Now, it might be logical to suppose that if a financial intermediary makes a profit on borrowing and lending, then it would be cheaper for a borrower to try to raise money direct from the lender. In other words, if A has £10,000 to lend, and requires interest on this of 10 % per annum, a financial intermediary might be prepared to pay A 10 % interest to deposit his money and then re-lend it to B at 12 % interest. B would have to pay 12 % to the financial intermediary, instead of only 10 % that he would have had to pay A by obtaining the loan direct.

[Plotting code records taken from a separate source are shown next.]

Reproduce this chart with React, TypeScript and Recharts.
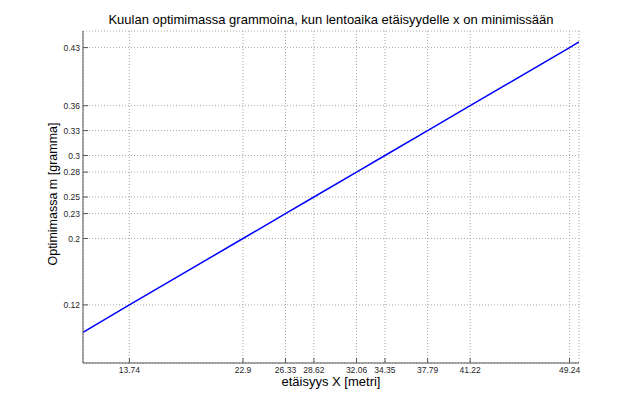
import { LineChart, Line, XAxis, YAxis, CartesianGrid } from 'recharts';

// etäisyys X [m] and optimimassa m [g]
const DIST = [10, 13.74, 22.9, 26.33, 28.62, 32.06, 34.35, 37.79, 41.22, 49.24, 50];
const MASS = [0.087, 0.12, 0.2, 0.23, 0.25, 0.28, 0.3, 0.33, 0.36, 0.43, 0.437];

const X_TICKS = [13.74, 22.9, 26.33, 28.62, 32.06, 34.35, 37.79, 41.22, 49.24];
const Y_TICKS = [0.12, 0.2, 0.23, 0.25, 0.28, 0.3, 0.33, 0.36, 0.43];

const data = DIST.map((x, i) => ({ x, m: MASS[i] }));

const FONT = '"Liberation Sans", Arial, sans-serif';
const FRAME = '#555';
const TICK_LEN = 5;

const BottomTick = ({ x, y, payload }: any) => (
  <g>
    <line x1={x} x2={x} y1={y} y2={y - TICK_LEN} stroke={FRAME} />
    <text x={x} y={y + 10} textAnchor="middle" fontSize={8.5} fontFamily={FONT} fill="#262626">
      {payload.value}
    </text>
  </g>
);

const LeftTick = ({ x, y, payload }: any) => (
  <g>
    <line x1={x} x2={x + TICK_LEN} y1={y} y2={y} stroke={FRAME} />
    <text x={x - 3} y={y + 3} textAnchor="end" fontSize={8.5} fontFamily={FONT} fill="#262626">
      {payload.value}
    </text>
  </g>
);

const TopTick = ({ x, y }: any) => (
  <line x1={x} x2={x} y1={y} y2={y + TICK_LEN} stroke={FRAME} />
);

const RightTick = ({ x, y }: any) => (
  <line x1={x} x2={x - TICK_LEN} y1={y} y2={y} stroke={FRAME} />
);

export default function App() {
  return (
    <div style={{ position: 'absolute', left: 0, top: 0, width: 640, height: 409, background: '#fff', fontFamily: FONT }}>
      <div style={{ position: 'absolute', left: 0, width: 662, top: 12, textAlign: 'center', fontSize: 13, color: '#000' }}>
        Kuulan optimimassa grammoina, kun lentoaika etäisyydelle x on minimissään
      </div>
      <div style={{ position: 'absolute', left: 0, width: 662, top: 374, textAlign: 'center', fontSize: 13, color: '#000' }}>
        etäisyys X [metri]
      </div>
      <div
        style={{
          position: 'absolute', left: 53, top: 194, fontSize: 12.5, color: '#000', whiteSpace: 'nowrap',
          transform: 'translate(-50%, -50%) rotate(-90deg)',
        }}
      >
        Optimimassa m [gramma]
      </div>
      <LineChart width={640} height={409} data={data} margin={{ top: 31, right: 61, bottom: 16, left: 43 }}>
        <CartesianGrid xAxisId="b" yAxisId="l" stroke="#a8a8a8" strokeDasharray="1 2" />
        <XAxis
          xAxisId="b" dataKey="x" type="number" domain={[10, 50]} ticks={X_TICKS} interval={0}
          height={30} tickSize={0} tickMargin={0} tickLine={false} axisLine={{ stroke: FRAME }}
          tick={BottomTick} allowDataOverflow
        />
        <XAxis
          xAxisId="t" orientation="top" dataKey="x" type="number" domain={[10, 50]} ticks={X_TICKS} interval={0}
          height={0} tickSize={0} tickMargin={0} tickLine={false} axisLine={{ stroke: FRAME }}
          tick={TopTick} allowDataOverflow
        />
        <YAxis
          yAxisId="l" type="number" domain={[0.05, 0.45]} ticks={Y_TICKS} interval={0}
          width={40} tickSize={0} tickMargin={0} tickLine={false} axisLine={{ stroke: FRAME }}
          tick={LeftTick} allowDataOverflow
        />
        <YAxis
          yAxisId="r" orientation="right" type="number" domain={[0.05, 0.45]} ticks={Y_TICKS} interval={0}
          width={0} tickSize={0} tickMargin={0} tickLine={false} axisLine={{ stroke: FRAME }}
          tick={RightTick} allowDataOverflow
        />
        <Line
          xAxisId="b" yAxisId="l" dataKey="m" type="linear" stroke="#0000ff" strokeWidth={1.5}
          dot={false} isAnimationActive={false}
        />
      </LineChart>
    </div>
  );
}
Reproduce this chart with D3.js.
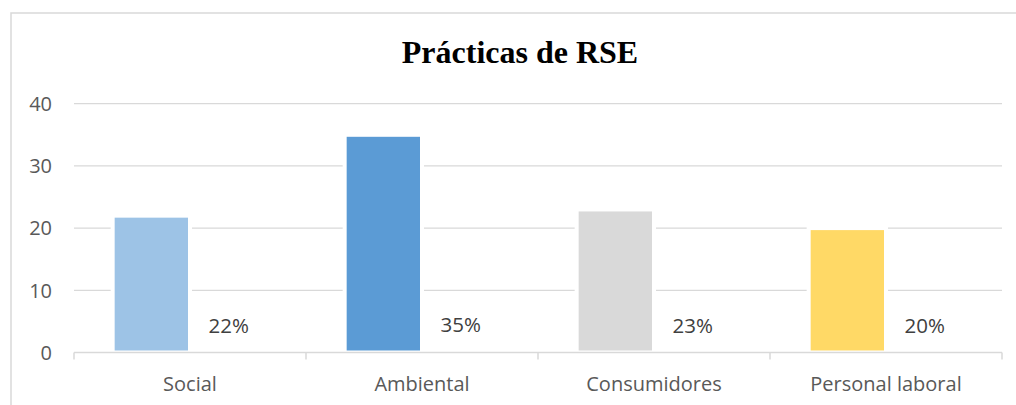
<!DOCTYPE html>
<html lang="es">
<head>
  <meta charset="utf-8">
  <title>Prácticas de RSE</title>
  <style>
    body { margin: 0; background: #fff; }
    #chart { width: 1016px; height: 405px; }
    .title { font-family: "Liberation Serif", "Times New Roman", serif; font-weight: bold; font-size: 32px; fill: #000; }
    .tick-label { font-family: "Open Sans", sans-serif; font-size: 20px; fill: #595959; }
    .data-label { font-family: "Open Sans", sans-serif; font-size: 20.5px; fill: #404040; }
  </style>
</head>
<body>

<div id="chart"></div>

<script src="https://d3js.org/d3.v7.min.js"></script>
<script>
  // Datos
  var categorias = ["Social", "Ambiental", "Consumidores", "Personal laboral"];
  var valores    = [22, 35, 23, 20];
  var porcentajes = [0.22, 0.35, 0.23, 0.20];
  var colores    = ["#9DC3E6", "#5B9BD5", "#D9D9D9", "#FFD966"];
  var ticksY     = [0, 10, 20, 30, 40];
  var series     = ["valor", "porcentaje"];

  var width = 1016, height = 405;

  var svg = d3.select("#chart").append("svg")
      .attr("width", width)
      .attr("height", height);

  // Marco del gráfico (se corta a la derecha y abajo)
  svg.append("rect")
      .attr("x", 11).attr("y", 13)
      .attr("width", 1200).attr("height", 600)
      .attr("fill", "none")
      .attr("stroke", "#d9d9d9")
      .attr("stroke-width", 1.5);

  // Escalas
  var x = d3.scaleBand()
      .domain(categorias)
      .range([74, 1002])
      .paddingInner(0)
      .paddingOuter(0);

  var xSerie = d3.scaleBand()
      .domain(series)
      .range([0, x.bandwidth()])
      .paddingInner(0)
      .paddingOuter(0.5);

  var y = d3.scaleLinear()
      .domain([0, 40])
      .range([352.5, 103.7]);

  // Líneas de cuadrícula
  svg.append("g")
    .selectAll("line")
    .data(ticksY.filter(function(d) { return d > 0; }))
    .enter().append("line")
      .attr("x1", 74).attr("x2", 1002)
      .attr("y1", function(d) { return y(d); })
      .attr("y2", function(d) { return y(d); })
      .attr("stroke", "#d9d9d9")
      .attr("stroke-width", 1.3);

  // Etiquetas del eje Y
  svg.append("g")
    .selectAll("text")
    .data(ticksY)
    .enter().append("text")
      .attr("class", "tick-label")
      .attr("x", 52)
      .attr("y", function(d) { return y(d); })
      .attr("dy", "0.36em")
      .attr("text-anchor", "end")
      .text(function(d) { return d; });

  // Barras
  svg.append("g")
    .selectAll("rect")
    .data(categorias)
    .enter().append("rect")
      .attr("x", function(d) { return x(d) + xSerie("valor"); })
      .attr("y", function(d, i) { return y(valores[i]); })
      .attr("width", xSerie.bandwidth())
      .attr("height", function(d, i) { return y(0) - y(valores[i]); })
      .attr("fill", function(d, i) { return colores[i]; })
      .attr("stroke", "#fff")
      .attr("stroke-width", 4);

  // Eje X
  var ejeX = d3.axisBottom(x).tickSize(0).tickFormat("");
  var gx = svg.append("g")
      .attr("transform", "translate(0," + y(0) + ")")
      .call(ejeX);
  gx.select(".domain").attr("stroke", "#d9d9d9").attr("stroke-width", 1.5)
      .attr("d", "M74,0H1002");
  gx.selectAll(".tick").remove();

  var divisiones = categorias.map(function(d) { return x(d); }).concat([x.range()[1]]);
  gx.selectAll(".div")
    .data(divisiones)
    .enter().append("line")
      .attr("x1", function(d) { return d; })
      .attr("x2", function(d) { return d; })
      .attr("y1", 0).attr("y2", 7)
      .attr("stroke", "#d9d9d9")
      .attr("stroke-width", 1.5);

  svg.append("g")
    .selectAll("text")
    .data(categorias)
    .enter().append("text")
      .attr("class", "tick-label")
      .attr("x", function(d) { return x(d) + x.bandwidth() / 2; })
      .attr("y", 391)
      .attr("text-anchor", "middle")
      .text(function(d) { return d; });

  // Etiquetas de porcentaje (segunda serie)
  svg.append("g")
    .selectAll("text")
    .data(categorias)
    .enter().append("text")
      .attr("class", "data-label")
      .attr("x", function(d) { return x(d) + xSerie("porcentaje") + xSerie.bandwidth() / 2; })
      .attr("y", function(d, i) { return y(porcentajes[i]) - 18; })
      .attr("text-anchor", "middle")
      .text(function(d, i) { return Math.round(porcentajes[i] * 100) + "%"; });

  // Título
  svg.append("text")
      .attr("class", "title")
      .attr("x", 520)
      .attr("y", 63)
      .attr("text-anchor", "middle")
      .text("Prácticas de RSE");
</script>
</body>
</html>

However, financial intermediation probably reduces the cost of borrowing.
A lender will probably accept a much lower rate of interest from a financial intermediary in return for:
(a) the risk-free nature of the investment;
(b) the liquidity of his deposits; and
(c) the convenience.
Current account holders with banks, for example, were traditionally prepared to deposit money for no interest at all, in exchange for its safe-keeping (free from risk of loss), the liquidity of the deposits and the convenience of arranging payments into and out of their account (e.g. by cheque, standing order, cash dispenser etc). Even now, interest-bearing current accounts pay a much lower rate than savings accounts.
Banks are able to earn a reasonable profit by re-lending current account deposits to borrowers at a sufficiently attractive rate of interest.